On this day, I said, “4” which is in the danger zone. I promised to focus on art over the next 24 hours and to call for help if my already powerful thoughts became overwhelming.

Then a woman spoke. “A thought is just a thought. I guess we do not have to act on it.”

It was so simple and yet profound to a brain wrapped up in confusion and raging mood swings.  A thought is just a thought. Did she mean I have control after all?

Years later, I remain grateful for this woman who shared out of her own pain, what she was discovering. She likely knew it would be a lightbulb moment for me and others in the room. 

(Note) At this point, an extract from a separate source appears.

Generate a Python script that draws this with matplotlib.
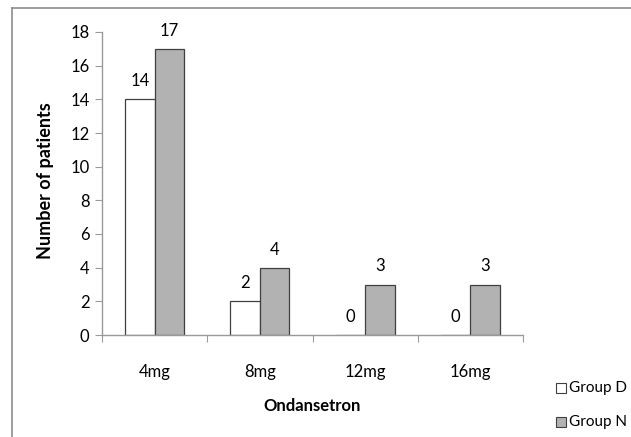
import matplotlib.pyplot as plt
from matplotlib.patches import Rectangle
import numpy as np

plt.rcParams['font.family'] = ['Lato', 'DejaVu Sans']

# dose categories and patient counts
DOSES = ['4mg', '8mg', '12mg', '16mg']
GROUP_D = [14, 2, 0, 0]
GROUP_N = [17, 4, 3, 3]
Y_TICKS = [0, 2, 4, 6, 8, 10, 12, 14, 16, 18]


def bar_chart():
    fig = plt.figure(figsize=(6.31, 4.37), dpi=100)
    W, H = 631, 437

    # outer chart frame (grey line, cut off at right and bottom)
    fig.add_artist(plt.Line2D([12 / W, 12 / W], [0, 1 - 8 / H], color='#8c8c8c', lw=1.2,
                              transform=fig.transFigure))
    fig.add_artist(plt.Line2D([12 / W, 1], [1 - 8 / H, 1 - 8 / H], color='#8c8c8c', lw=1.2,
                              transform=fig.transFigure))

    ax = fig.add_axes([102 / W, 1 - 335 / H, (523 - 102) / W, (335 - 32) / H])
    x = np.arange(len(DOSES))
    w = 0.28
    ax.bar(x - w / 2, GROUP_D, w, color='white', edgecolor='#404040', linewidth=0.9)
    ax.bar(x + w / 2, GROUP_N, w, color='#b2b2b2', edgecolor='#404040', linewidth=0.9)

    for i in range(len(DOSES)):
        ax.text(x[i] - w / 2, GROUP_D[i] + 0.6, str(GROUP_D[i]), ha='center', va='bottom', fontsize=12)
        ax.text(x[i] + w / 2, GROUP_N[i] + 0.6, str(GROUP_N[i]), ha='center', va='bottom', fontsize=12)

    ax.set_xlim(-0.5, len(DOSES) - 0.5)
    ax.set_ylim(0, 18)
    ax.set_yticks(Y_TICKS)
    ax.set_xticks(np.arange(len(DOSES) + 1) - 0.5, minor=False)
    ax.set_xticklabels([])
    ax.set_xticks(x, minor=True)
    ax.set_xticklabels(DOSES, minor=True)
    ax.tick_params(axis='x', which='minor', length=0, pad=21, labelsize=12)
    ax.tick_params(axis='x', which='major', length=5, color='#9a9a9a', direction='out')
    ax.tick_params(axis='y', length=5, color='#9a9a9a', direction='out', labelsize=12, pad=4)

    for s in ['top', 'right']:
        ax.spines[s].set_visible(False)
    for s in ['left', 'bottom']:
        ax.spines[s].set_color('#9a9a9a')
        ax.spines[s].set_linewidth(1.0)

    fig.text(312 / W, 1 - 406 / H, 'Ondansetron', ha='center', va='center', fontsize=12, fontweight='bold')
    fig.text(46 / W, 1 - 181 / H, 'Number of patients', ha='center', va='center', rotation=90,
             fontsize=13, fontweight='bold')

    # legend
    for yy, fc, lab in [(388, 'white', 'Group D'), (422, '#b2b2b2', 'Group N')]:
        fig.add_artist(Rectangle((556 / W, 1 - (yy + 5) / H), 10 / W, 10 / H, facecolor=fc,
                                 edgecolor='#404040', linewidth=0.8, transform=fig.transFigure))
        fig.text(569 / W, 1 - yy / H, lab, ha='left', va='center', fontsize=11)

    fig.savefig('out.png', dpi=100)


if __name__ == '__main__':
    bar_chart()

Some readers of this blog post may find her statement obvious, a lesson for juveniles. If that is you, please look deeper. Have you never been, or have you forgotten where the world is narrow and dark, and one is accompanied only by overbearing emotional pain? There, in the fragility of a severe major depressive episode, random thoughts carry weight and authority.

Remembering that a thought, even a suicidal one, can be tamed, is freeing.

Imagine standing alone in a dark, empty alley. All you hear is the roar of a fierce and hungry lion, his voice bouncing off brick walls and filling the air.  Then you see him, crouching, preparing to eat you alive. Your only exit is to climb the wall behind you which is laced with electric barbed wire.

That is a tiny bit of how it feels to be suicidal. One does not see hope, only a means to the lesser of two evils.  The question becomes, “Will I stay and allow the lion (life) to tear me to bits as slowly and tortuously as it wishes? Or will I climb the wall and escape via a quick death?”

To hear at that point that the lion does not have claws or teeth,  or its ultimate threat may not exist, can be life-saving.  He is, after all, only a thought.

 

If you are considering suicide,  call 911 or go to the nearest emergency room.  Remember on your way, that your thoughts do not own you.  You have the power to manage them.

Take it from me please, there is hope. You can stay alive and thrive. That is a thought backed by truth.